City seeks third legal opinion on contracts with Puran Bros, Cevons

Ubraj Narine

The Mayor and City Council (M&CC) has moved to obtain a third legal opinion on the status of its five-year contracts with the two major garbage contractors, Puran Brothers Disposal Inc and Cevons Waste Management.

At a press briefing on Monday hosted by Mayor Ubraj Narine, Deputy Mayor Alfred Mentore and acting Town Clerk Sharon Harry-Munroe, it was revealed that they were awaiting the opinion of a third attorney. This was pointed out after Harry-Munroe indicated that they are stilling awaiting an interpretation from the Attorney General’s Cham-bers. The council had requested a second opinion from the Attorney General’s Chambers after its lawyer Roger Yearwood, in December, advised that the two companies were in breach of their contracts after they chose to suspend their services in the previous month.

With the M&CC owing the garbage contractors in excess of $160 million for services provided since June, the contractors in November argued that they were unable to continue to operate and withdrew their services.

Yearwood, however, said that their contracts make no provision for suspension of services.

It was disclosed on Monday that the M&CC is looking to resolve the issue given the time that has passed.

After a meeting last Wednesday with Puran Brothers and Cevons, Narine said the companies indicated their willingness to renegotiate their current contracts. However, no decision was taken and the parties, he explained, agreed to meet within the next week.

“We are working to resolve this issue. We want everything to be a smooth transaction. This week is packed already but if we can squeeze them in, we will do that. If not, we will meet early in the following week,” Narine said, before indicating that he hopes for a resolution before the expiry of the current arrangement between the M&CC and several small contractors.

Pressed on if a decision is not made by the time of the expiration of the arrangement with the small contractors, the mayor said they will look at the possibility of advertising short-term contracts. This suggestion, however, will have to be discussed by the full council before it can be implemented by the city’s administration.

Additionally, Harry-Munroe disclosed that the council has seen a reduction in spending on waste disposal. While figures on the reduction were not shared, she said that they have been able to keep up with payments to the contractors.

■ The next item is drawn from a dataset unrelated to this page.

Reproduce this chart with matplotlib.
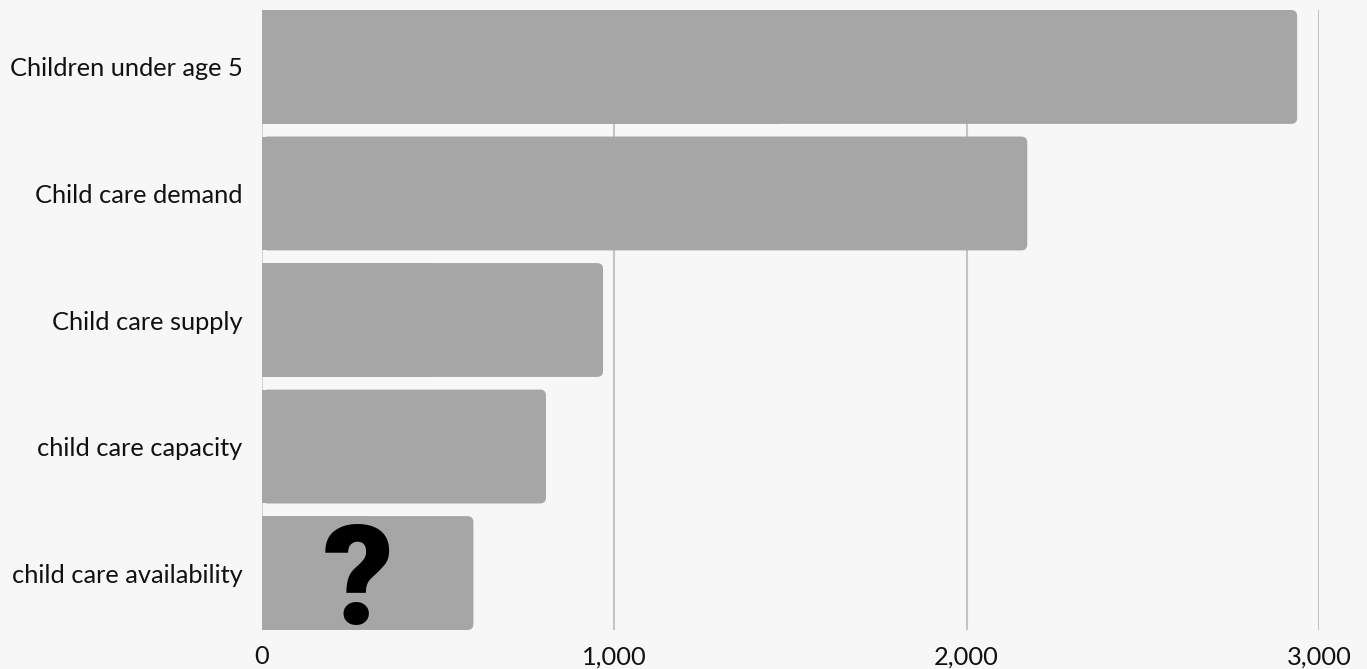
import matplotlib
matplotlib.use("Agg")
from matplotlib import pyplot as plt
from matplotlib.patches import FancyBboxPatch, Rectangle

categories = ['Children under age 5', 'Child care demand', 'Child care supply',
              'child care capacity', 'child care availability']
values = [2938, 2172, 968, 806, 600]
xticks = [0, 1000, 2000, 3000]
xtick_labels = ['0', '1,000', '2,000', '3,000']

bg = '#f7f7f7'
bar_color = '#a6a6a6'
plt.rcParams['font.family'] = ['Lato', 'DejaVu Sans']

fig = plt.figure(figsize=(13.67, 6.69), dpi=100, facecolor=bg)
ax = fig.add_axes([262 / 1367, 1 - 630 / 669, (1319 - 262) / 1367, 620 / 669])
ax.set_facecolor(bg)

h = 0.9
ax.set_xlim(0, 3000)
ax.set_ylim(len(categories) - 1 + h / 2, -h / 2)

# px -> data units, for rounding only the right corners
w_px = ax.get_position().width * fig.get_figwidth() * fig.dpi
h_px = ax.get_position().height * fig.get_figheight() * fig.dpi
x_per_px = 3000 / w_px
y_per_px = (len(categories) - 1 + h) / h_px
r = 6 * x_per_px

for i, v in enumerate(values):
    box = FancyBboxPatch((0, i - h / 2), v, h,
                         boxstyle='round,pad=0,rounding_size=%f' % r,
                         mutation_aspect=y_per_px / x_per_px,
                         fc=bar_color, ec='none', zorder=3)
    ax.add_patch(box)
    ax.add_patch(Rectangle((0, i - h / 2), v / 2, h, fc=bar_color, ec='none', zorder=3))

for x in xticks[1:]:
    ax.axvline(x, color='#c4c4c4', lw=1.5, zorder=1)
ax.axvline(0, color='#d4d4d4', lw=1.5, zorder=1)

ax.set_xticks(xticks)
ax.set_xticklabels(xtick_labels)
ax.set_yticks(range(len(categories)))
ax.set_yticklabels(categories)
ax.tick_params(axis='x', length=0, pad=11, labelsize=18.3, colors='#111111')
ax.tick_params(axis='y', length=0, pad=14, labelsize=18.3, colors='#111111')
for s in ax.spines.values():
    s.set_visible(False)

ax.text(272, 4.1, '?', fontsize=100, fontweight='heavy', family=['Roboto', 'DejaVu Sans'],
        ha='center', va='center', color='black', zorder=4)

fig.savefig('out.png', dpi=100, facecolor=bg)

Narine added that they have replaced the garbage compactors at the East La Penitence Market and at the Albouystown Market with skids owned by the council. The move, he pointed out, saves the council $90,000 monthly and it will be looking to replace or possibly renegotiate the rental fee of the compactors at the Stabroek and Bourda markets to further reduce expenditure.

Further, Narine said the M&CC has been working to reduce the spending on waste disposal but it remains a challenge as persons keep dumping in areas where they are not supposed to do so.

“We are in a cycle. We cannot divert our money to other projects because citizens keep dumping garbage in spaces they were not supposed to and we have to keep cleaning it. We are operating in a cycle and if we continue we cannot move forward,” Narine lamented.

As a result, he called on residents to desist from such practices and work with the council. “You can come to us and if you know an area needs a garbage bin, we will see how we can place one there. We don’t have the money but we can see how can work with the private sector and get one,” he stressed.